Contractor mistrust hurts the government's mission

The $20 billion a year the government wastes because it distrusts contractors is just the beginning of the damage done by poor relationships.

With the federal government hunting everywhere for savings, a university study revealed what could be the missing link, particularly in defense. A May 2012 university research report, featured in Washington Technology, suggests the Defense Department has installed unneeded administrative bureaucracy in procurement due to perceived adversarial relationships between buyers and suppliers.

Of the current $400 billion of DOD procurement, about $100 billion is allocated to administrative costs. The authors of the study said that 20 percent of the department’s administrative spending is unneeded, and, if eliminated, could save about $20 billion in the budget per year.

Professor John Whitney of Columbia Business School said that the situation may be even worse than was revealed in the study: “Mistrust doubles the cost of doing business.” Both contractors and customers are dealing with strained relationships and a lack of trust is the culprit.

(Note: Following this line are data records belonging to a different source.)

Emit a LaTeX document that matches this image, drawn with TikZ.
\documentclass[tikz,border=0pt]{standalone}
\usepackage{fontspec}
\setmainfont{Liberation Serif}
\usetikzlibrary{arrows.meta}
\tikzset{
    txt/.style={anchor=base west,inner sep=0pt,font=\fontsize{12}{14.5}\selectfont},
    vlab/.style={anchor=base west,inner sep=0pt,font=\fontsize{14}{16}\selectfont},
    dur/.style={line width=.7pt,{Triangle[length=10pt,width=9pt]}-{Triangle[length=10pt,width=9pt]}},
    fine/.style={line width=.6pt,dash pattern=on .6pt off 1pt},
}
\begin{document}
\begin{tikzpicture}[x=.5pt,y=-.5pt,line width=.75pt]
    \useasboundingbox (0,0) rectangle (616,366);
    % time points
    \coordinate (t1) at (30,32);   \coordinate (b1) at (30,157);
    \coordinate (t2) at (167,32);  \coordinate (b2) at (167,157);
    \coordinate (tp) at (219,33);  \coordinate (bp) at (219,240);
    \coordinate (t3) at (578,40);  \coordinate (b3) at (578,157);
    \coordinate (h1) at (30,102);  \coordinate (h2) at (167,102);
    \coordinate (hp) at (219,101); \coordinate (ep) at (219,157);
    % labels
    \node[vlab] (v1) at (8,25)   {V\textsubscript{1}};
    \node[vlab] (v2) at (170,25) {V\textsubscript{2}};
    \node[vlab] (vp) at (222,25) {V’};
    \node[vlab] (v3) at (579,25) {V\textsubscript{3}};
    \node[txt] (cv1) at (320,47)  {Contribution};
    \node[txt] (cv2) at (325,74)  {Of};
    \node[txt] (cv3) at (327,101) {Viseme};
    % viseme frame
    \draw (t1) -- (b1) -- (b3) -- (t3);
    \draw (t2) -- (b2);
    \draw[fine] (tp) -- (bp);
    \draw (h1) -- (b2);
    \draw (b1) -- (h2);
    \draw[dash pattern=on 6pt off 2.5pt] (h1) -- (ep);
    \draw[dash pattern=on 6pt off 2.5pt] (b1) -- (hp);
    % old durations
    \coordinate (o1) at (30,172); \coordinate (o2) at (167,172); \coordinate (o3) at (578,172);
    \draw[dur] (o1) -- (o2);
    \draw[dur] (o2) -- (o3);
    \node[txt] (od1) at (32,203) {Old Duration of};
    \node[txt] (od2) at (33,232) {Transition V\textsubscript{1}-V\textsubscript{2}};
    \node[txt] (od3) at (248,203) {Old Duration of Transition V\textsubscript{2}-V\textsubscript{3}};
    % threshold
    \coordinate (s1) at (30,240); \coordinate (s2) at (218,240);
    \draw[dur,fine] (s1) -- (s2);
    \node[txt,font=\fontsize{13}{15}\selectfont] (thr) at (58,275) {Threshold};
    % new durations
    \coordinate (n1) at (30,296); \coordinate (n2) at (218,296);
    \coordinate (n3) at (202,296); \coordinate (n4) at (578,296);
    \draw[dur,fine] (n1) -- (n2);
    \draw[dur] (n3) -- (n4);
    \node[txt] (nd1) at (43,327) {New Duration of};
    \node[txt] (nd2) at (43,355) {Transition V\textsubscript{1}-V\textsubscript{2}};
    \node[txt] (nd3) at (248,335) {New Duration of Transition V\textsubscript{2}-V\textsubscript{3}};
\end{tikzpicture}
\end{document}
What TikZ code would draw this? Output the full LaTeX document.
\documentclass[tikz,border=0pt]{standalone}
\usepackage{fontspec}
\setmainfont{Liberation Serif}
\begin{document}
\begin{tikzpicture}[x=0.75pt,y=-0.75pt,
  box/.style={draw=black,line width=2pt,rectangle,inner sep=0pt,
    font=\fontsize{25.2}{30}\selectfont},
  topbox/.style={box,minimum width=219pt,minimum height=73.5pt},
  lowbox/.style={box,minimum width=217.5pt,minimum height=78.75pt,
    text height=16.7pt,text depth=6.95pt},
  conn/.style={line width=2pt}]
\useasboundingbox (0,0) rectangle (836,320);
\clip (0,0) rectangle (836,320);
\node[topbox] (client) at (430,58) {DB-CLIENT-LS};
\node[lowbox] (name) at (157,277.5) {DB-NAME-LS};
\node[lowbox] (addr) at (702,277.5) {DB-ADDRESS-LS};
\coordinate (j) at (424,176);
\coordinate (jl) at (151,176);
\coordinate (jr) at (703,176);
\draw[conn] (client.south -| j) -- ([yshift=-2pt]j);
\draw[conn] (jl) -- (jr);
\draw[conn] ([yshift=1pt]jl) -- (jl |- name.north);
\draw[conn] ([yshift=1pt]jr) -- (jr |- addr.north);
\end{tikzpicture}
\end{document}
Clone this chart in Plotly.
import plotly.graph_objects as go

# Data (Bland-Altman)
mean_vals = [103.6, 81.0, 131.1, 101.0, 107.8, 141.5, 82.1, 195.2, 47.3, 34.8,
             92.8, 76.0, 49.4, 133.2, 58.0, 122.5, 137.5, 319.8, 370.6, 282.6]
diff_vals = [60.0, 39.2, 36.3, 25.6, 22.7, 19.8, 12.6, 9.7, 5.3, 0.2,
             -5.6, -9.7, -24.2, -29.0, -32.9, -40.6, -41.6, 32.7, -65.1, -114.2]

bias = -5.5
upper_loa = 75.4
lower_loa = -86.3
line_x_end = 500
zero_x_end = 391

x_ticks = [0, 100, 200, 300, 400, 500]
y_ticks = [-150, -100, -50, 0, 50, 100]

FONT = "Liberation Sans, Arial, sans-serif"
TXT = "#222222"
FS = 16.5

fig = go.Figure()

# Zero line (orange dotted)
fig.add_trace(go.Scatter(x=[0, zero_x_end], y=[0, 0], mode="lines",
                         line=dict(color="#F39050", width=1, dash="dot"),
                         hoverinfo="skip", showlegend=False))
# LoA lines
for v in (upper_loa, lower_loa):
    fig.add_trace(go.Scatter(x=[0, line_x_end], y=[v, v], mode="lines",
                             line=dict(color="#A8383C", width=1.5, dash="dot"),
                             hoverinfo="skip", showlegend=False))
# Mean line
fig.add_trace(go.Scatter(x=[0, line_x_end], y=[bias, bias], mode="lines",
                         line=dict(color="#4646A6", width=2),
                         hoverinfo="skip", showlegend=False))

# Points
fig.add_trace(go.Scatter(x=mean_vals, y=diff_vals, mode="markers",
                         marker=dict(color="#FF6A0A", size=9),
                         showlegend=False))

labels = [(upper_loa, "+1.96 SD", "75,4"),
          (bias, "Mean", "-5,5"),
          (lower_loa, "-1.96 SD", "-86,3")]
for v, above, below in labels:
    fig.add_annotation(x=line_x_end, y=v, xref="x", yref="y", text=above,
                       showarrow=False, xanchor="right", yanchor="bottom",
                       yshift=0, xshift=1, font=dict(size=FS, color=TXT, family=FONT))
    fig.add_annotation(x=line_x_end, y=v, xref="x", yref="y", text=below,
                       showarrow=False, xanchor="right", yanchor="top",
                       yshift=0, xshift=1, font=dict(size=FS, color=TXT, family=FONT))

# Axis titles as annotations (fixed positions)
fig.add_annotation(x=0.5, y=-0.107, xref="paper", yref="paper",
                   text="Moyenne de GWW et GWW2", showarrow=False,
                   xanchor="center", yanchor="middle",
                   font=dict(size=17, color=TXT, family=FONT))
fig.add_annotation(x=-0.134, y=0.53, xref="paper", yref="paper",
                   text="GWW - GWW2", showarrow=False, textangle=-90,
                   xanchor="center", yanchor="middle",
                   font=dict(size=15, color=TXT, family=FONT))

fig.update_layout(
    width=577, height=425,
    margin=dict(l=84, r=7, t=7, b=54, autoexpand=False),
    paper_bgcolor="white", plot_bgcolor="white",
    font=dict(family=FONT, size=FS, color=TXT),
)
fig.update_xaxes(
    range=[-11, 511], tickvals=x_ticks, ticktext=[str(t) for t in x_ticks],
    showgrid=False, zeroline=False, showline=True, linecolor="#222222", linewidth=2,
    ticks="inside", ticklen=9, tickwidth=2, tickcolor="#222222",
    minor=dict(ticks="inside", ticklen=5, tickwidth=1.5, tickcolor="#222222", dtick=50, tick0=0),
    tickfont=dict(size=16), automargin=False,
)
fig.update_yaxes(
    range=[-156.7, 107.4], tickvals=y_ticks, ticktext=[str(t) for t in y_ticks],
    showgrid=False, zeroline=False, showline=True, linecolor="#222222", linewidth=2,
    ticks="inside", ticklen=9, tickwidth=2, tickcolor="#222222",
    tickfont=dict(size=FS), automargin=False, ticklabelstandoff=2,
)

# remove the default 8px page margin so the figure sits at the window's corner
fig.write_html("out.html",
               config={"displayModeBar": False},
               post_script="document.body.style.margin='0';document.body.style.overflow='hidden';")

And this is not just applicable to the defense environment, but other government agencies as well.

Critics indicate there are good reasons for some rules and regulations in procurement which can protect both parties. But according to the study, there appears to be more bureaucratic protection than is really necessary. Some reasons offered for requiring protective measures revolve around government being staffed by novice replacements for recently retired veteran procurement officers. Also mentioned is the massive insourcing in the government acquisition ranks. The high turnover of acquisition professionals hinders building the trust-based relationships needed for efficient and effective business. According to the study, constant changes in the cast of characters on both sides, “fuel dissent in relationships that are already on shaky ground, or reboot solid relationships and turn them adversarial.”

The lowest price, technically acceptable buying philosophy currently embraced by procurement officers only makes the problem worse. With the federal government driving efficiency initiatives, contractors are now forced to focus their proposition more on low-cost vs. best-value. With this scheme, the market could potentially become commoditized with points of differentiation so small that they provide no discernible value differential at all. It’s exacerbated by the government’s unwillingness to address or evaluate the risk involved. One senior government individual said that a good reason to use low price is that it easily avoids protests. This belief goes right to the heart of the trust argument. Is this in the country’s best interest?

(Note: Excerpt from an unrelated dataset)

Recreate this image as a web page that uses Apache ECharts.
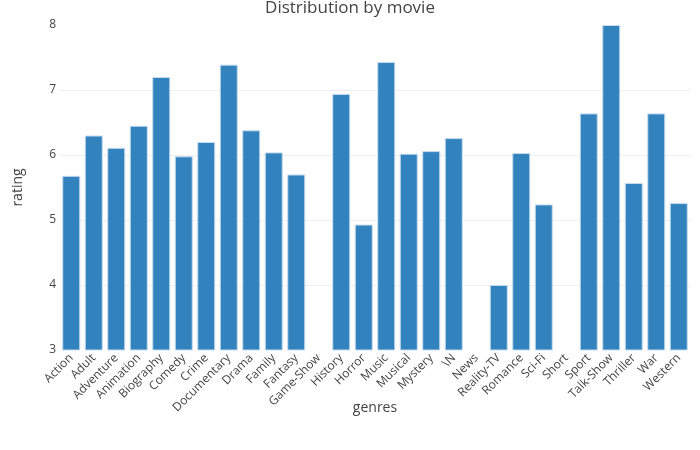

Let’s focus on how industry organizations can serve as protagonists in solving this dilemma.

Developing customer intimacy and positive, enduring client relationships require a proactive client engagement process. Customer engagement with a concerted early opportunity identification and qualification phase should be considered critical activities within business development/capture. With an effective engagement process and robust identification and qualification of opportunities, business development organizations can avoid or reduce adversarial relationships and issues of mistrust.

Which strategy do you believe offers the potential to deliver better outcomes for both sides?

1. A commoditized, buy-sell, transaction-based acquisition strategy where customer and contractor contact is obviated, with mandated protective measures required to compensate for mistrust.
2. A long-term, relationship-based position built by engaging both operational and acquisition customers in substantive conversations and collaborating with them in creating the best, most technically efficient and cost-effective solutions to fulfill the mission.

The second approach has the potential to combine low-cost with best-value. This distinction is critical. Evaluating contracts on a single, low-cost metric is particularly dangerous in providing deliverables to our nation’s military. With this policy, technically acceptable outcomes become the trade-off and effectively commoditize service and product procurement.

In the first scenario, the operational customer is largely cut out of the pattern. Contracting officers and the acquisition community are in charge and have little to no stake in mission outcome or motivation to ensure the procurement is in the best interest of the operational customer. Additionally, in this downward price spiral, incumbents do not necessarily have the advantage they once enjoyed.

Quality, cost-effective solutions are the outcome of a collective approach, where a dialog on all of the issues and concerns offers value-added, budget-conscious results. Trust is the main factor in developing this kind of collaborative partnership with the client. This trust is built on people-to-people relationships fostered by frequent, problem-solving customer engagements, where the purpose is to ensure operational customers get their needs met to accomplish the mission.

Unfortunately, the current acquisition environment is opting for the first strategy. In the relentless search for low cost, industry finds the acquisition community is only minimally concerned with obtaining the operational outcome. Currently, some contractors search for operational customers with the spine and political clout to ensure mission accomplishment via true technical competence and a fair (as opposed to lowest) price. They’re essentially qualifying customer opportunities on this basis.

Contractors agree that it’s a very tough environment right now. Perception is that it’s exacerbated by the current administration’s expressed view of private business and its relationship with government.

Mistrust is apparent; and its affect is negative.

As former chairman of the Federal Reserve Alan Greenspan said, “Our market system depends critically on trust. Trust in the word of our colleagues and trust in the word of those with whom we do business.”